天気予報・気象庁は天気をどこまで予測できるのか

九州豪雨で線状降水帯の予測ができなかったのは…

ただ、九州豪雨をもたらした「線状降水帯」の予測はできなかった。

写真説明:球磨川の氾濫で浸水した住宅地(2020年7月4日、熊本県人吉市で)

豪雨前日の熊本地方気象台

豪雨前日の2020年7月3日昼過ぎ。熊本地方気象台の統括予報官は、部下の予報官から「熊本県南部の24時間雨量は200mmでいきます」と報告を受けた。

スパコンが複数の算出方法からはじき出した予報は、いずれも200mm前後。熊本県南部に近い宮崎、鹿児島県境の山間部は400mm近かったが、山間部は大きな数値が出やすい。午後4時21分、「多いところで200mm」と発表した。

しかし、積乱雲が帯状に連なる線状降水帯の発生は予測できず、実際には400mmを超えた。

気象庁と異なる判断もあった

気象庁とは違う判断をした人もいた。7月3日午後4時、熊本県南部にある自治体の防災担当者らによるテレビ会議。気象台職員が予想雨量を「200mm」と説明すると、会議のアドバイザーを務めた元気象庁予報課長の村中明さんは「短時間で猛烈な雨が降ると200mmを超える」と訴えた。梅雨前線の動きと東シナ海に発達した雨雲から「ただごとではない」と感じていた。

「紫色」に染まるモニター

7月4日午前6時過ぎ、気象庁や各気象台のモニター画像では、線状降水帯の雨雲が熊本県南部を覆い、1時間雨量80mm以上を示す紫色に染まった。線状降水帯は3日夜から13時間も停滞した。

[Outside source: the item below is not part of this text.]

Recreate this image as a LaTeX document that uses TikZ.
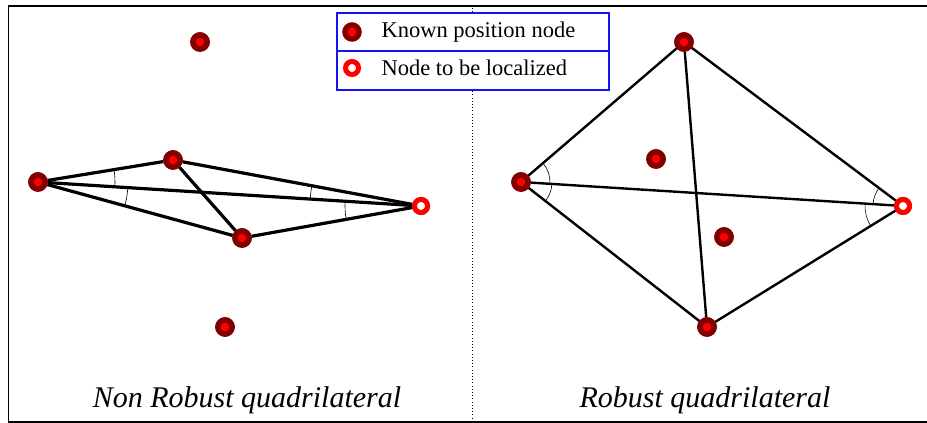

想定をはるかに超す豪雨。気象庁の関田康雄長官は記者会見で、「大雨警報を超える状況は想定していなかった。我々の実力不足だ」と認めた。

線状降水帯の予測が難しいわけ

なぜ、予報は外れたのか。線状降水帯を構成する積乱雲は、海上などから運ばれる水蒸気がもとになるが、海域の観測データは少ない。積乱雲の規模は台風よりはるかに小さく、それが30分~1時間程度で発達、消失を繰り返す。現在の技術で予測は難しい。

それでも豪雨の被害を最小化するには、正確な予報は欠かせない。

◆線状降水帯ができる仕組み(イメージ)

気象庁が目指していること

線状降水帯の予測に向け、気象庁は2021年度から九州沖の東シナ海に観測船を重点配備し、水蒸気量を調べて予報に生かすことを決めた。さらに全国のアメダスの約半数に当たる約690か所に湿度計を新設し、陸上の観測網を手厚くする。こうした取り組みで2022年には線状降水帯の「半日前予測」を目指す方針だ。

2020年11月18日、新庁舎で記者会見した関田長官は「これまで以上に高い成果を上げていきたい」と気を引き締めた。頻発する災害で被害をどこまで減らせるか。模索が続く。